That’s the message the Cahaba River Society has been trying to spread to developers and contractors around Birmingham, and some of them are starting to take note.
“We work with contractors, developers and architects to teach them how to handle storm water to save watersheds like streams and rivers and how they can save money in the process,” says Betsy Thagard, program director for the Cahaba River Society.
The trouble with rainwater in urban and suburban areas, Thagard explains, is that it can’t soak into the ground because of all of the pavement. The runoff is channeled offsite and goes into streams. With runoff comes erosion and sediment, polluting watersheds like the Cahaba River, one of the state’s primary sources of drinking water. Runoff endangers the wildlife in the river and, since it costs more to clean and treat, raises your water bill. So in a roundabout way, managing rain and runoff properly helps lower everyone’s water bills.
The techniques for managing rainwater can be surprisingly simple to implement. When contractors Brasfield & Gorrie built its company headquarters, the Southside building became the first Leadership in Energy and Environmental Design (LEED) certified structure in Birmingham. According to B&G chief information officer Tom Garrett, most of the design dilemmas had easy solutions.
“In the old days when you made a patio you would have grouted it all in and the runoff would have gone into the sewer,” he says. “But we didn’t grout the brick in our courtyard, so our runoff goes down into the ground. We also did a lot of landscaping so as much water as possible is getting absorbed. The amount of water — the amount of runoff — that this prevents is a big deal.”

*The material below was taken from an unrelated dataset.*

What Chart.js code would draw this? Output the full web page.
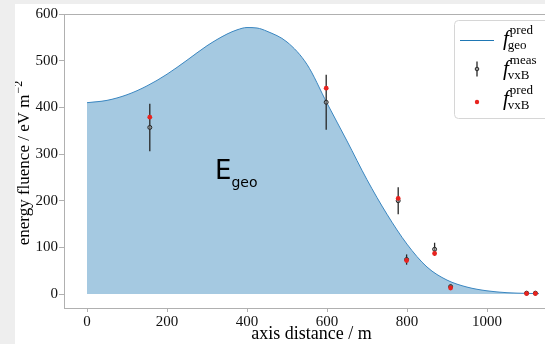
<!DOCTYPE html>
<html>
<head>
<meta charset="utf-8">
<script src="https://cdn.jsdelivr.net/npm/chart.js@4.4.1/dist/chart.umd.min.js"></script>
<style>
  html, body { margin: 0; padding: 0; background: #eeeeee; overflow: hidden; width: 545px; height: 344px; }
  #wrap { position: absolute; left: 15px; top: 4px; width: 550px; height: 340px; background: #fff; }
</style>
</head>
<body>
<div id="wrap"><canvas id="ldf" width="550" height="340"></canvas></div>
<script>
// geometric lateral distribution (smooth curve)
const curveDist = [0, 50, 100, 150, 200, 250, 300, 350, 375, 400, 425, 450, 500, 550, 600, 650, 700, 750, 800, 850, 900, 950, 1000, 1050, 1100, 1130];
const curveFluence = [410, 415, 427, 446, 471, 501, 532, 557, 566, 571, 570, 563, 540, 492, 409, 328, 245, 171, 107, 58, 30, 15, 7, 3, 1.5, 1];

// measured vxB fluence with uncertainties, and prediction at the same stations
const measDist = [157, 598, 778, 799, 869, 909, 1099, 1121];
const measFluence = [357, 411, 200, 74, 96, 16, 2, 2];
const measErr = [51, 59, 29, 11, 14, 4, 1, 1];
const predVxB = [379, 441, 205, 72, 87, 13, 1, 1];

const xTicks = [0, 200, 400, 600, 800, 1000];
const yTicks = [0, 100, 200, 300, 400, 500, 600];

const serif = '"Liberation Serif", "DejaVu Serif", serif';
const spine = '#b0b0b0';

const errorBars = {
  id: 'errorBars',
  afterDatasetDraw(chart, args) {
    if (args.index !== 0) return;
    const { ctx, scales: { x, y } } = chart;
    ctx.save();
    ctx.strokeStyle = '#262626';
    ctx.lineWidth = 1.3;
    measDist.forEach((d, i) => {
      const px = x.getPixelForValue(d);
      ctx.beginPath();
      ctx.moveTo(px, y.getPixelForValue(measFluence[i] - measErr[i]));
      ctx.lineTo(px, y.getPixelForValue(measFluence[i] + measErr[i]));
      ctx.stroke();
    });
    ctx.restore();
  }
};

// draws "f" with a superscript and a subscript
function mathLabel(ctx, x, base, sup, sub) {
  ctx.font = 'italic 21px ' + serif;
  ctx.fillText('f', x, base);
  const w = ctx.measureText('f').width;
  ctx.font = '13px ' + serif;
  ctx.fillText(sup, x + w + 1, base - 11);
  ctx.fillText(sub, x + w - 1, base + 4);
}

const decorations = {
  id: 'decorations',
  afterDatasetsDraw(chart) {
    const { ctx, chartArea, scales: { x, y } } = chart;
    ctx.save();
    // top spine
    ctx.strokeStyle = spine;
    ctx.lineWidth = 1;
    ctx.beginPath();
    ctx.moveTo(chartArea.left, chartArea.top + 0.5);
    ctx.lineTo(chartArea.right, chartArea.top + 0.5);
    ctx.stroke();

    // E_geo annotation inside the filled area
    const ex = x.getPixelForValue(320);
    const ey = y.getPixelForValue(247);
    ctx.fillStyle = '#000';
    ctx.textBaseline = 'alphabetic';
    ctx.font = '26px "DejaVu Sans", sans-serif';
    ctx.fillText('E', ex, ey);
    const ew = ctx.measureText('E').width;
    ctx.font = '14px "DejaVu Sans", sans-serif';
    ctx.fillText('geo', ex + ew, ey + 8);
    ctx.restore();
  },
  afterDraw(chart) {
    const { ctx, chartArea } = chart;
    ctx.save();

    // y axis title with superscript
    const main = 'energy fluence / eV m';
    const sup = '\u22122';
    ctx.font = '17px ' + serif;
    const mw = ctx.measureText(main).width;
    ctx.font = '12px ' + serif;
    const sw = ctx.measureText(sup).width;
    ctx.translate(14, (chartArea.top + chartArea.bottom) / 2 + 2);
    ctx.rotate(-Math.PI / 2);
    ctx.fillStyle = '#000';
    ctx.textBaseline = 'alphabetic';
    const sx = -(mw + sw + 1) / 2;
    ctx.font = '17px ' + serif;
    ctx.fillText(main, sx, 0);
    ctx.font = '12px ' + serif;
    ctx.fillText(sup, sx + mw + 1, -7);
    ctx.restore();

    // legend box
    ctx.save();
    const bx = 439.5, by = 16.5, bw = 140, bh = 98, r = 4;
    ctx.beginPath();
    ctx.roundRect(bx, by, bw, bh, r);
    ctx.fillStyle = 'rgba(255,255,255,0.85)';
    ctx.fill();
    ctx.strokeStyle = '#d6d6d6';
    ctx.lineWidth = 1;
    ctx.stroke();

    // line sample
    ctx.strokeStyle = '#1f77b4';
    ctx.lineWidth = 1;
    ctx.beginPath();
    ctx.moveTo(445, 36.5);
    ctx.lineTo(479, 36.5);
    ctx.stroke();

    // errorbar sample
    ctx.strokeStyle = '#262626';
    ctx.lineWidth = 1.3;
    ctx.beginPath();
    ctx.moveTo(462, 57.5);
    ctx.lineTo(462, 72.5);
    ctx.stroke();
    ctx.lineWidth = 1;
    ctx.beginPath();
    ctx.arc(462, 65, 1.8, 0, Math.PI * 2);
    ctx.fillStyle = '#9a9a9a';
    ctx.fill();
    ctx.stroke();

    // predicted point sample
    ctx.beginPath();
    ctx.arc(462, 98, 2.2, 0, Math.PI * 2);
    ctx.fillStyle = '#e8231f';
    ctx.fill();

    ctx.fillStyle = '#000';
    ctx.textBaseline = 'alphabetic';
    mathLabel(ctx, 488, 41, 'pred', 'geo');
    mathLabel(ctx, 488, 71, 'meas', 'vxB');
    mathLabel(ctx, 488, 101, 'pred', 'vxB');
    ctx.restore();
  }
};

const curvePoints = curveDist.map((d, i) => ({ x: d, y: curveFluence[i] }));
const measPoints = measDist.map((d, i) => ({ x: d, y: measFluence[i] }));
const predPoints = measDist.map((d, i) => ({ x: d, y: predVxB[i] }));

new Chart(document.getElementById('ldf'), {
  type: 'scatter',
  data: {
    datasets: [
      {
        label: 'f_geo pred',
        data: curvePoints,
        showLine: true,
        fill: 'origin',
        borderColor: '#3a86c0',
        backgroundColor: 'rgba(31,119,180,0.4)',
        borderWidth: 1,
        pointRadius: 0,
        cubicInterpolationMode: 'monotone',
        order: 3
      },
      {
        label: 'f_vxB meas',
        data: measPoints,
        pointRadius: 2,
        pointBorderWidth: 1,
        pointBorderColor: '#262626',
        pointBackgroundColor: 'rgba(150,150,150,0.6)',
        order: 2
      },
      {
        label: 'f_vxB pred',
        data: predPoints,
        pointRadius: 2.4,
        pointBorderWidth: 0,
        pointBackgroundColor: '#e8231f',
        order: 1
      }
    ]
  },
  options: {
    responsive: false,
    animation: false,
    layout: { padding: { top: 8, right: 6, left: 0, bottom: 0 } },
    plugins: {
      legend: { display: false },
      tooltip: { enabled: false }
    },
    scales: {
      x: {
        type: 'linear',
        min: -57.5,
        max: 1180,
        afterFit: s => { s.height = 36; },
        afterBuildTicks: s => { s.ticks = xTicks.map(v => ({ value: v })); },
        grid: { drawOnChartArea: false, drawTicks: true, tickLength: 4, tickColor: spine },
        border: { display: true, color: spine, width: 1 },
        ticks: {
          color: '#111', padding: 1, maxRotation: 0,
          font: { family: serif, size: 15 },
          callback: v => String(v)
        },
        title: {
          display: true,
          text: 'axis distance / m',
          color: '#000',
          padding: { top: 0, bottom: -1 },
          font: { family: serif, size: 18 }
        }
      },
      y: {
        type: 'linear',
        min: -29.8,
        max: 600,
        afterFit: s => { s.width = 49; },
        afterBuildTicks: s => { s.ticks = yTicks.map(v => ({ value: v })); },
        grid: { drawOnChartArea: false, drawTicks: true, tickLength: 5, tickColor: spine },
        border: { display: true, color: spine, width: 1 },
        ticks: {
          color: '#111', padding: 1,
          font: { family: serif, size: 15 },
          callback: v => String(v)
        }
      }
    }
  },
  plugins: [errorBars, decorations]
});
</script>
</body>
</html>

Other local businesses, including the Bass Pro Shop in Leeds, are using similar methods.
“Another technique is to save as much forested land on a development site as possible to keep vegetation available to absorb storm water,” Thagard says. “The Bass Pro Shop saved half a million dollars in development by just by preserving forested land. And studies have shown that subdivisions using low-impact development add more value to the property versus the typical cookie-cutter sites. They’re more attractive. The lots are typically smaller but they sell for more.”
Strategic landscaping and land preservation are some of the older practices. The newest techniques — and increasingly the most profitable — involve water reclamation, treating water as a resource rather than a waste product. Two of the companies employing this approach are McWane Pipe and Jenkins Brick and Tile. McWane uses recycled evaporated water and captured storm water for its foundry process rather than using city water. Jenkins Brick uses storm water in the manufacturing of tiles. Every gallon of reclaimed water is a gallon these companies don’t have to pay the city for supplying. Brasfield & Gorrie has also implemented water reclamation.
“The rain water that comes down from the roof all goes to a big cistern,” Garrett says. “I don’t remember how many thousand gallons — 8,000 or 10,000 gallons — all of that water from the roof goes into the cistern and we use that for our irrigation for all of our landscaping. We’re not using clean, city drinking water.”
As technology advances, conservation is becoming less about sacrifice and more about savings. Especially when considering the feeble state of the economy, businesses are beginning to approach environmental preservation as a cost-cutting measure that not only improves the public image of the company but improves the environment as well.
“It always takes a little bit of planning, a little bit of effort and a little bit of willingness to think outside the box and people come up with pretty innovative solutions that save money,” Garrett says. “And again you’re doing the right thing.”